Had a full house for Saturday night dinner at the East Side Bake Shop, knocking out one El Super Burrito after another. As usual, the Saturday Night Bluegrass Jam was in full effect, with a solid group of players, elements of Bodie 601 and Sweetwater String Band and lots of familiar faces I'm getting to know.

More music on Sunday, with the final show of the season of The Winter Wonderettes at The Edison Theater. Friends from Bluegrass Night and the Mammoth Lakes Foundation (Juliana and Shira I'm talking about you!!!) kept encouraging me to take a front row seat for the performance, which made me slightly suspicious. I admit, I'm happy to take a great seat, but the coaxing led me to believe something was up.

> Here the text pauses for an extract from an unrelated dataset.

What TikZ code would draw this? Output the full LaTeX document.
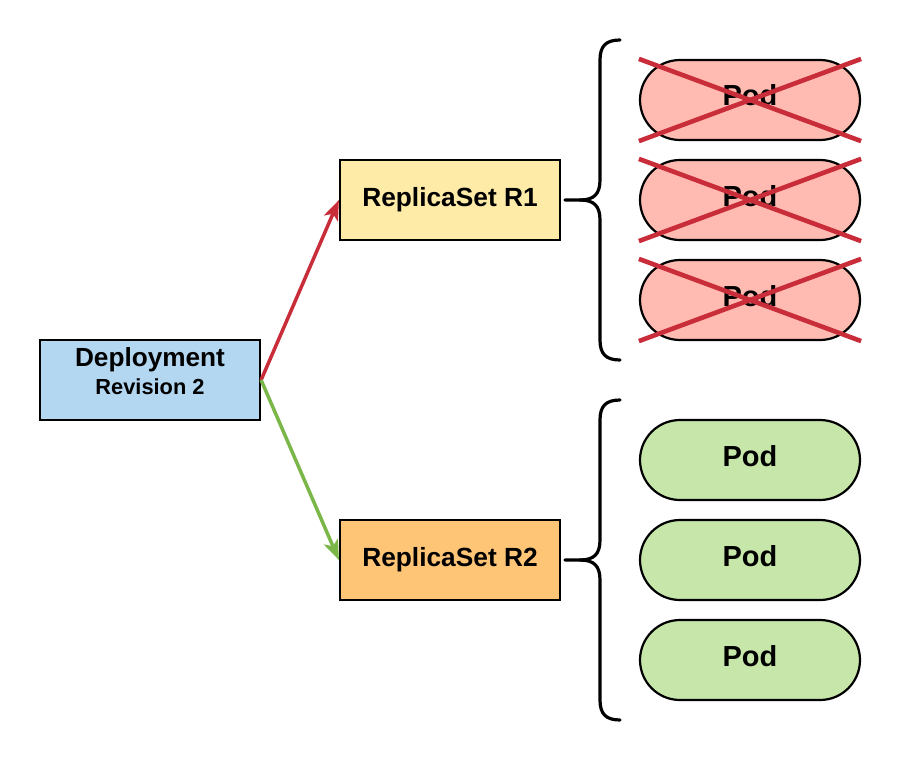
\documentclass[tikz,border=0pt]{standalone}
\usepackage{fontspec}
\setmainfont{Liberation Sans}
\usetikzlibrary{arrows.meta}
\definecolor{depfill}{HTML}{B3D7F1}
\definecolor{rsonefill}{HTML}{FFEBA8}
\definecolor{rstwofill}{HTML}{FFC576}
\definecolor{podred}{HTML}{FFBBB1}
\definecolor{podgreen}{HTML}{C7E7AA}
\definecolor{linered}{HTML}{C92D39}
\definecolor{linegreen}{HTML}{7AB648}
\begin{document}
\begin{tikzpicture}[x=1pt,y=-1pt,
  box/.style={draw=black, line width=2.2pt, minimum width=220pt, minimum height=80pt, inner sep=0pt,
    font=\bfseries\fontsize{26.3}{30}\selectfont},
  podbox/.style={box, rounded corners=40pt, font=\bfseries\fontsize{29}{34}\selectfont,
    text height=21pt, text depth=9pt},
  lbl/.style={inner sep=0pt, anchor=base},
  cross/.style={draw=linered, line width=4.6pt},
  conn/.style={line width=3.5pt, -{Stealth[length=20pt,width=15pt,inset=5pt]}},
  bracestyle/.style={draw=black, line width=3.2pt, line cap=round, line join=round}
]
\useasboundingbox (0,0) rectangle (900,760);

% Deployment
\node[box, fill=depfill] (dep) at (150,380) {};
\node[lbl, font=\bfseries\fontsize{26.2}{30}\selectfont] (deptitle) at (150,366) {Deployment};
\node[lbl, font=\bfseries\fontsize{21.8}{26}\selectfont] (deprev) at (150,394) {Revision 2};

% ReplicaSets
\node[box, fill=rsonefill] (rsone) at (450,200) {ReplicaSet R1};
\node[box, fill=rstwofill] (rstwo) at (450,560) {ReplicaSet R2};

% Old pods
\node[podbox, fill=podred] (pa) at (750,100) {Pod};
\node[podbox, fill=podred] (pb) at (750,200) {Pod};
\node[podbox, fill=podred] (pc) at (750,300) {Pod};
\foreach \p in {pa,pb,pc}{
  \draw[cross] (\p.north west) -- (\p.south east);
  \draw[cross] (\p.south west) -- (\p.north east);
}

% New pods
\node[podbox, fill=podgreen] (pd) at (750,460) {Pod};
\node[podbox, fill=podgreen] (pe) at (750,560) {Pod};
\node[podbox, fill=podgreen] (pf) at (750,660) {Pod};

% Connectors
\draw[conn, draw=linered, fill=linered] (dep.east) -- (rsone.west);
\draw[conn, draw=linegreen, fill=linegreen] (dep.east) -- (rstwo.west);

% Braces
\coordinate (bonetip) at (565,200);
\coordinate (btwotip) at (565,560);
\draw[bracestyle] (620,40) .. controls (606,40) and (600,46) .. (600,60)
  -- (600,180) .. controls (600,194) and (594,200) .. (580,200) -- (bonetip);
\draw[bracestyle] (620,360) .. controls (606,360) and (600,354) .. (600,340)
  -- (600,220) .. controls (600,206) and (594,200) .. (580,200);
\draw[bracestyle] (620,400) .. controls (606,400) and (600,406) .. (600,420)
  -- (600,540) .. controls (600,554) and (594,560) .. (580,560) -- (btwotip);
\draw[bracestyle] (620,720) .. controls (606,720) and (600,714) .. (600,700)
  -- (600,580) .. controls (600,566) and (594,560) .. (580,560);
\end{tikzpicture}
\end{document}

Sure enough, Wonderette Missy (a.k.a. Kristin Reese from Bodie 601) points to me in the crowd as "Bill...her husband" and we did a short dance number in Act 1. 

However, Act 2 of the performance required "Bill" to step up on stage, wear a Santa hat and sit in The Big Chair (think Santa and The Big Chair). The Wonderette's surround me and sing a rather entertaining "Santa Baby"...but wait there's more! The Wonderettes then wheel the chair under the mistletoe...and well...

Welcome to 2015! 


Custom Recycled Wine Barrel Tops

In the spirit of American Choppers and Monster Garage, Mastro Scheidt Family Cellars brings you American Monster Workshop Backyard Creations by T.L. Scheidt.

Custom projects are always the most difficult. Clients want things "just right". Finding that Goldilocks moment is frustrating and often iterative for the creator and the buyer, which is why custom projects come at a higher price. Custom projects are unique, one-of-a-kind creations. But these days, with highly manufactured templates, the value of the true craftsman has been diminished and marginalized for lower-priced, poorly built knockoffs found in a magazine with free shipping.

Masonry, carpentry, and welding are all combined in this one piece. Additionally, special tools for fabrication are needed as is the skill to use them with each trade. Multiple layers of sanding, setting and staining just to have the oak prepared are needed to start the project. Finding higher quality oak barrels is even difficult these days, as many have been turned into planter boxes or oak chips for the BBQ.

To all of our custom clients...WE THANK YOU!